AHCP Blog

How Much Commission Value is a Client Worth?

Written by AHCP | 9/19/24 5:00 PM

In the insurance industry, understanding a client's insurance needs extends far beyond the initial policy purchase. For an agent, understanding the client’s needs can impact commissions. The value of the commissions is not limited to the initial policy purchase and includes the cumulative value of ongoing commissions, the potential for selling additional products, and the invaluable benefits of client referrals. Let’s explore both the tangible and intangible values that clients contribute to your business, starting with a simple example of calculating commissions.

Calculating Commissions: Year One

Consider a health insurance policy with a monthly premium of $700. If the commission rate is 4%, the monthly and annual commissions are calculated as follows:

  • Monthly Commission: $700 x 4% = $28
  • Annual Commission: $28 x 12 = $336

While these figures give an overview of immediate earnings, the true value of a client emerges when considering the long-term relationship and their evolving needs.

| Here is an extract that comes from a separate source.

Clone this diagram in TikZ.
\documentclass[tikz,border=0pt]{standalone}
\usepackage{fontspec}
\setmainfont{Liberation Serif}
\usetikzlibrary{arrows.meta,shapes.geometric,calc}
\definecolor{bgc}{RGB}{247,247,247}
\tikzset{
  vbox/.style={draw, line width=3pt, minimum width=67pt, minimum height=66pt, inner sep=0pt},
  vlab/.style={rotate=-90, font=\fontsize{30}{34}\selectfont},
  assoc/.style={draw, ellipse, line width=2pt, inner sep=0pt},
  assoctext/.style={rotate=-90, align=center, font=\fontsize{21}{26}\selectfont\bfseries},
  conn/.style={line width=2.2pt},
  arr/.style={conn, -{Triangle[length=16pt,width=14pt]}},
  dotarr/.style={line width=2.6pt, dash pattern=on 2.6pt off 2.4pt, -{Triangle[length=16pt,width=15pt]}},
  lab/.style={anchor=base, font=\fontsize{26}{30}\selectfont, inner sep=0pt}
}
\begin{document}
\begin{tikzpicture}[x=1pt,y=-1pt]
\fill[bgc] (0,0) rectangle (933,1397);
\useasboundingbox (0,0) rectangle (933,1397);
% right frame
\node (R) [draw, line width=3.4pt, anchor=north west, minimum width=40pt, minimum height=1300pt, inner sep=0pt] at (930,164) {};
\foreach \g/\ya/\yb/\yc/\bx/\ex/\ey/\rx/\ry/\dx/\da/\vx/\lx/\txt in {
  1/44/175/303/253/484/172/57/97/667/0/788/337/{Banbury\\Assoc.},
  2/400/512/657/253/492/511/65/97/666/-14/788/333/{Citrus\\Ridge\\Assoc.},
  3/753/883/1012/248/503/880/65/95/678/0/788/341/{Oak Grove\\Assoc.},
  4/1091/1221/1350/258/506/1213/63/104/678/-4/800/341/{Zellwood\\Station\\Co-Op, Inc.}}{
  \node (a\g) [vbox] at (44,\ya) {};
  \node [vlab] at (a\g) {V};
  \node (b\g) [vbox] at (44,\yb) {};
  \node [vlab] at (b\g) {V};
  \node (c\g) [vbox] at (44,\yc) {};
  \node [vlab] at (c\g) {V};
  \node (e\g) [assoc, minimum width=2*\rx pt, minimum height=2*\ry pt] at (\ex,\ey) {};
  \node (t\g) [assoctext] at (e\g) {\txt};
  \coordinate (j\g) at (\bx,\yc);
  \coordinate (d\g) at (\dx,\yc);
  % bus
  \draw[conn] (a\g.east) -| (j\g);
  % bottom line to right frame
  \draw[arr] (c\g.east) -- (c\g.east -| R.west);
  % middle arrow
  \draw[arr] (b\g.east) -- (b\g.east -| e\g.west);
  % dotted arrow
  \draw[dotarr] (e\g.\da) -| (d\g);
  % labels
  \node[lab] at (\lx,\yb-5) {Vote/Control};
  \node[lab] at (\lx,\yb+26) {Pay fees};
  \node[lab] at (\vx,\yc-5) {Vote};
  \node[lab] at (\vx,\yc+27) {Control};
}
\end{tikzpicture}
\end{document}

Long-Term Value and Growth

The lifetime value of a client in the insurance industry depends on several factors:

  1. Duration of Client Relationship: Many clients remain with their agents for 10 years, 20 years, or even longer. Over time, premiums—and therefore commissions—typically increase due to inflation, changes in coverage needs, and other factors. For example, if the premium increases by 10% each year, which is fairly common, then five years of commissions in our earlier example would not simply be $336 x 5 = $1,680. Instead, it would be $336 in the first year, $370 in the second year, $407 in the third year, $447 in the fourth year, and $492 in the fifth year, totaling $2,052. That’s the power of compound growth.
  2. Add-On Products: The opportunity to sell additional products, such as dental or life insurance, can significantly enhance a client's overall value. Each new policy not only boosts annual income but also deepens the client-agent relationship.
  3. Client Retention vs. Acquisition: Retaining an existing client generally costs less and requires less effort than acquiring a new one. Most clients require minimal service throughout the year, making client retention a highly favorable return on investment over time.
  4. Business Sale Potential: If you decide to sell your business, the established client base—representing future commissions—substantially contributes to the sale price. This future income, earned from work you will no longer perform, is a key factor in your business’s valuation.

Exponential Growth Through Leveraging Relationships

Satisfied clients are more likely to refer others to your business, which can significantly amplify a client's commission value. A well-serviced, happy client not only contributes to your income through their policies but also becomes a champion for your business, driving growth through positive word-of-mouth. These referrals can double or triple a client's initial value when those referrals become long-term clients themselves. This organic growth strategy is cost-effective and powerful, making it a key component of a successful insurance business.

Insurance Is a Numbers Game

The saying "insurance is a numbers game" really is true. Engaging with enough prospects will lead to policy sales. However, the true skill lies in nurturing those relationships over time, recognizing that a client’s commission value far exceeds their year-one commission. Through strategic client management, offering additional products, and building a culture of referrals, agents can significantly enhance each client’s lifetime commission value. Ultimately, the worth of a client relationship in the insurance industry encompasses not only direct financial gains but also the broader, long-term benefits they bring to your business.